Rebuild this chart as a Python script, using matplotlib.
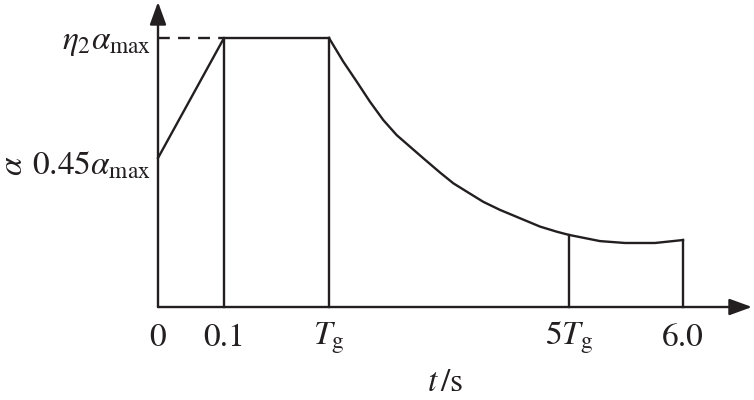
import matplotlib
matplotlib.use('Agg')
import matplotlib.pyplot as plt

plt.rcParams['font.family'] = 'STIXGeneral'
plt.rcParams['mathtext.fontset'] = 'stix'

# schematic positions along the period axis (not to scale)
tick_pos = [0.0, 0.66, 1.71, 4.11, 5.25]
tick_labels = ['0', '0.1', r'$T_{\rm g}$', r'$5T_{\rm g}$', '6.0']

# alpha levels, relative to eta2*alpha_max
a_top = 1.0
a_start = 0.554

# rising branch and plateau
rise_x = [0.0, 0.66, 1.71]
rise_y = [a_start, a_top, a_top]

# descending branch
curve_x = [1.71, 1.853, 1.987, 2.12, 2.253, 2.387, 2.52, 2.653, 2.82, 2.953, 3.087,
           3.253, 3.42, 3.62, 3.82, 3.987, 4.11, 4.42, 4.67, 4.97, 5.25]
curve_y = [1.0, 0.912, 0.838, 0.763, 0.695, 0.639, 0.596, 0.553, 0.500, 0.460, 0.429,
           0.391, 0.361, 0.330, 0.299, 0.280, 0.268, 0.245, 0.238, 0.238, 0.249]

ink = '#231f20'

fig = plt.figure(figsize=(7.54, 4.0), dpi=100)
ax = fig.add_axes([0, 0, 1, 1])
ax.set_xlim(-1.58, 5.96)
ax.set_ylim(-0.3457, 1.1413)
ax.axis('off')

lw = 1.7
ax.plot(rise_x, rise_y, color=ink, lw=lw)
ax.plot(curve_x, curve_y, color=ink, lw=lw, solid_joinstyle='round')

# vertical lines down to the axis
vert_y = [a_top, a_top, curve_y[curve_x.index(4.11)], curve_y[-1]]
for x, y in zip(tick_pos[1:], vert_y):
    ax.plot([x, x], [0, y], color=ink, lw=lw)

# dashed level line
ax.plot([0, tick_pos[1]], [a_top, a_top], color=ink, lw=lw, ls=(0, (5, 3.5)))

# axes with arrows
arr = dict(arrowstyle='-|>,head_length=0.55,head_width=0.2', color=ink, lw=lw,
           mutation_scale=25, shrinkA=0, shrinkB=0)
ax.annotate('', xy=(5.94, 0), xytext=(0, 0), arrowprops=arr)
ax.annotate('', xy=(0, 1.134), xytext=(0, 0), arrowprops=arr)

fs = 24
for x, lab in zip(tick_pos, tick_labels):
    ax.text(x, -0.115, lab, ha='center', va='center', fontsize=fs, color=ink)

ax.text(-0.07, a_top - 0.02, r'$\eta_2\alpha_{\rm max}$', ha='right', va='center', fontsize=fs, color=ink)
ax.text(-0.07, a_start - 0.03, r'$0.45\alpha_{\rm max}$', ha='right', va='center', fontsize=fs, color=ink)
ax.text(-1.44, a_start - 0.03, r'$\alpha$', ha='center', va='center', fontsize=fs, rotation=90, color=ink)
ax.text(2.87, -0.285, r'$t\,$/s', ha='center', va='center', fontsize=fs, color=ink)

fig.savefig('out.png', dpi=100)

++++++++

» Short exercise
Copy out the whole listing exactly, and don't carry over any pictures.

» Solution
Rebuild this chart as a Python script, using matplotlib.
import matplotlib
matplotlib.use('Agg')
import matplotlib.pyplot as plt

plt.rcParams['font.family'] = 'STIXGeneral'
plt.rcParams['mathtext.fontset'] = 'stix'

# schematic positions along the period axis (not to scale)
tick_pos = [0.0, 0.66, 1.71, 4.11, 5.25]
tick_labels = ['0', '0.1', r'$T_{\rm g}$', r'$5T_{\rm g}$', '6.0']

# alpha levels, relative to eta2*alpha_max
a_top = 1.0
a_start = 0.554

# rising branch and plateau
rise_x = [0.0, 0.66, 1.71]
rise_y = [a_start, a_top, a_top]

# descending branch
curve_x = [1.71, 1.853, 1.987, 2.12, 2.253, 2.387, 2.52, 2.653, 2.82, 2.953, 3.087,
           3.253, 3.42, 3.62, 3.82, 3.987, 4.11, 4.42, 4.67, 4.97, 5.25]
curve_y = [1.0, 0.912, 0.838, 0.763, 0.695, 0.639, 0.596, 0.553, 0.500, 0.460, 0.429,
           0.391, 0.361, 0.330, 0.299, 0.280, 0.268, 0.245, 0.238, 0.238, 0.249]

ink = '#231f20'

fig = plt.figure(figsize=(7.54, 4.0), dpi=100)
ax = fig.add_axes([0, 0, 1, 1])
ax.set_xlim(-1.58, 5.96)
ax.set_ylim(-0.3457, 1.1413)
ax.axis('off')

lw = 1.7
ax.plot(rise_x, rise_y, color=ink, lw=lw)
ax.plot(curve_x, curve_y, color=ink, lw=lw, solid_joinstyle='round')

# vertical lines down to the axis
vert_y = [a_top, a_top, curve_y[curve_x.index(4.11)], curve_y[-1]]
for x, y in zip(tick_pos[1:], vert_y):
    ax.plot([x, x], [0, y], color=ink, lw=lw)

# dashed level line
ax.plot([0, tick_pos[1]], [a_top, a_top], color=ink, lw=lw, ls=(0, (5, 3.5)))

# axes with arrows
arr = dict(arrowstyle='-|>,head_length=0.55,head_width=0.2', color=ink, lw=lw,
           mutation_scale=25, shrinkA=0, shrinkB=0)
ax.annotate('', xy=(5.94, 0), xytext=(0, 0), arrowprops=arr)
ax.annotate('', xy=(0, 1.134), xytext=(0, 0), arrowprops=arr)

fs = 24
for x, lab in zip(tick_pos, tick_labels):
    ax.text(x, -0.115, lab, ha='center', va='center', fontsize=fs, color=ink)

ax.text(-0.07, a_top - 0.02, r'$\eta_2\alpha_{\rm max}$', ha='right', va='center', fontsize=fs, color=ink)
ax.text(-0.07, a_start - 0.03, r'$0.45\alpha_{\rm max}$', ha='right', va='center', fontsize=fs, color=ink)
ax.text(-1.44, a_start - 0.03, r'$\alpha$', ha='center', va='center', fontsize=fs, rotation=90, color=ink)
ax.text(2.87, -0.285, r'$t\,$/s', ha='center', va='center', fontsize=fs, color=ink)

fig.savefig('out.png', dpi=100)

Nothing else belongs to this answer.